Perciò riteniamo indispensabile che i processi siano seguiti con costanza e attenzione, per evitare che siano circondati dal silenzio, come se si trattasse di normali procedimenti giudiziari. Abbiamo bisogno di strumenti di raccordo con l'opinione pubblica e le istituzioni. Perciò abbiamo lavorato alla costituzione di un Osservatorio internazionale sui processi con il compito di vigilare sui processi per coglierne i risvolti politici ed istituzionali e svolgere così un ruolo di "verifica" sulla tenuta dei principi costituzionali.

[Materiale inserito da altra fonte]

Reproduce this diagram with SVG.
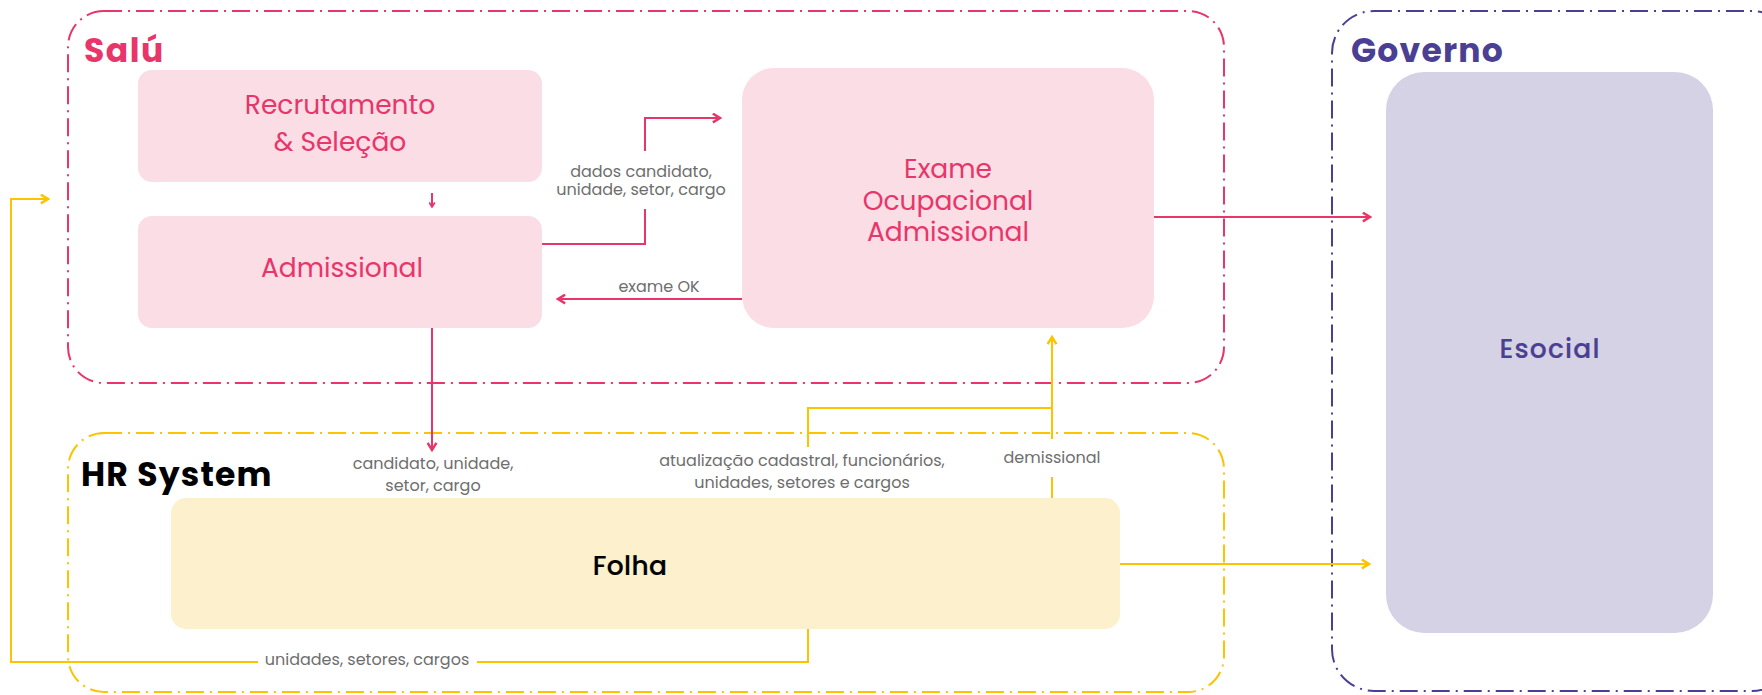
<svg xmlns="http://www.w3.org/2000/svg" width="1762" height="695" viewBox="0 0 1762 695">
  <style>
    .cont { fill: none; stroke-width: 2; stroke-dasharray: 18 6 2 6; }
    .title { font-family: "Poppins", "Inter", "Liberation Sans", sans-serif; font-weight: 700; font-size: 33px; }
    .ntext { font-family: "Poppins", "Inter", "Liberation Sans", sans-serif; font-weight: 400; font-size: 26.5px; text-anchor: middle; }
    .med { font-weight: 500; stroke-width: 0.2px; }
    .lbl { font-family: "Poppins", "Inter", "Liberation Sans", sans-serif; font-weight: 400; font-size: 16px; fill: #6E6E6E; text-anchor: middle; }
    .pk { stroke: #E8356A; stroke-width: 2; fill: none; }
    .yl { stroke: #FDC200; stroke-width: 2; fill: none; }
  </style>
  <defs>
    <marker id="arP" viewBox="0 0 10 10" refX="8.5" refY="5" markerWidth="11" markerHeight="11" markerUnits="userSpaceOnUse" orient="auto">
      <path d="M2,1 L8.5,5 L2,9" fill="none" stroke="#E8356A" stroke-width="2.2"/>
    </marker>
    <marker id="arPs" viewBox="0 0 10 10" refX="8.5" refY="5" markerWidth="7" markerHeight="7" markerUnits="userSpaceOnUse" orient="auto">
      <path d="M2,1 L8.5,5 L2,9" fill="none" stroke="#E8356A" stroke-width="2.4"/>
    </marker>
    <marker id="arY" viewBox="0 0 10 10" refX="8.5" refY="5" markerWidth="11" markerHeight="11" markerUnits="userSpaceOnUse" orient="auto">
      <path d="M2,1 L8.5,5 L2,9" fill="none" stroke="#FDC200" stroke-width="2.2"/>
    </marker>
  </defs>
  <rect width="1762" height="695" fill="#FFFFFF"/>

  <g id="salu">
    <rect class="cont" x="68" y="11" width="1156" height="372" rx="36" ry="36" stroke="#E8356A"/>
    <text class="title" x="84" y="62" fill="#E8356A" letter-spacing="1.5">Salú</text>
  </g>
  <g id="hrsystem">
    <rect class="cont" x="68" y="433" width="1156" height="259" rx="36" ry="36" stroke="#FDC200"/>
    <text class="title" x="81" y="486" fill="#000000" letter-spacing="1.2">HR System</text>
  </g>
  <g id="governo">
    <rect class="cont" x="1332" y="11" width="462" height="680" rx="42" ry="42" stroke="#4B3F93"/>
    <text class="title" x="1351" y="62" fill="#4B3F93" letter-spacing="1.2">Governo</text>
  </g>

  <g id="connectors">
    <line class="pk" x1="432" y1="193" x2="432" y2="207" marker-end="url(#arPs)"/>
    <path class="pk" d="M542,244 H645 V209"/>
    <path class="pk" d="M645,151 V118 H720" marker-end="url(#arP)"/>
    <path class="pk" d="M742,299 H558" marker-end="url(#arP)"/>
    <path class="pk" d="M1154,217 H1370" marker-end="url(#arP)"/>
    <path class="pk" d="M432,328 V450" marker-end="url(#arP)"/>
    <path class="yl" d="M1120,564 H1369" marker-end="url(#arY)"/>
    <path class="yl" d="M808,629 V662 H477"/>
    <path class="yl" d="M258,662 H11 V199 H48" marker-end="url(#arY)"/>
    <path class="yl" d="M1052,498 V477"/>
    <path class="yl" d="M1052,439 V337" marker-end="url(#arY)"/>
    <path class="yl" d="M808,447 V408 H1052"/>
    <text class="lbl"><tspan x="641" y="177">dados candidato,</tspan><tspan x="641" y="195">unidade, setor, cargo</tspan></text>
    <text class="lbl" x="659" y="292">exame OK</text>
    <text class="lbl"><tspan x="433" y="469">candidato, unidade,</tspan><tspan x="433" y="491">setor, cargo</tspan></text>
    <text class="lbl"><tspan x="802" y="466">atualização cadastral, funcionários,</tspan><tspan x="802" y="488">unidades, setores e cargos</tspan></text>
    <text class="lbl" x="1052" y="463">demissional</text>
    <text class="lbl" x="367" y="665">unidades, setores, cargos</text>
  </g>

  <g id="recrutamento">
    <rect x="138" y="70" width="404" height="112" rx="14" fill="#FBDDE5"/>
    <text class="ntext" fill="#E8356A"><tspan x="340" y="114">Recrutamento</tspan><tspan x="340" y="151">&amp; Seleção</tspan></text>
  </g>
  <g id="admissional">
    <rect x="138" y="216" width="404" height="112" rx="14" fill="#FBDDE5"/>
    <text class="ntext" x="342" y="277" fill="#E8356A">Admissional</text>
  </g>
  <g id="exame">
    <rect x="742" y="68" width="412" height="260" rx="32" fill="#FBDDE5"/>
    <text class="ntext" fill="#E8356A"><tspan x="948" y="178">Exame</tspan><tspan x="948" y="210">Ocupacional</tspan><tspan x="948" y="241">Admissional</tspan></text>
  </g>
  <g id="folha">
    <rect x="171" y="498" width="949" height="131" rx="15" fill="#FDF0CC"/>
    <text class="ntext med" x="630" y="575" fill="#000000" stroke="#000000" font-size="26" letter-spacing="0.4">Folha</text>
  </g>
  <g id="esocial">
    <rect x="1386" y="72" width="327" height="561" rx="38" fill="#D6D2E6"/>
    <text class="ntext med" x="1550" y="358" fill="#4B3F93" stroke="#4B3F93" font-size="33" letter-spacing="1.2">Esocial</text>
  </g>
</svg>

L’ Osservatorio è composto da un gruppo "fondatore" composto da personalità della società civile, del mondo politico, associazionistico e culturale italiano ed europeo: docenti, rappresentanti di associazioni e organismi sensibili ai temi dei diritti civili, giornalisti, scrittori. Attraverso l’Osservatorio vogliamo dare voce a chi viene a Genova a testimoniare, a rievocare dolorosamente l' esperienza vissuta alla Diaz e nella caserma di Bolzaneto.

Hanno già partecipato attivamente in qualità di osservatori alcuni parlamentari, membri di associazioni per la difesa dei diritti, universitari, sia tedeschi che italiani, (l'europarlamentare Vittorio Agnoletto, il parlamentare tedesco Paul Shafer - Die Linke (sociologo), l'onorevole Paolo Cacciari, Maurizio Gubbiotti, segretario nazionale di Legambiente, il professore Wolf Dieter Narr), il parlamentare tedesco Michael Luetert (Linke) che ha dichiarato: «In Germania, quando si apre un'inchiesta su fatti che riguardano personaggi pubblici o forze dell'ordine, gli indagati vengono sospesi sino a quando non viene pronunciata una sentenza. In Italia i poliziotti imputati di violenze durante il G8 genovese, sono stati promossi e hanno continuato a ricoprire cariche di grande rilievo».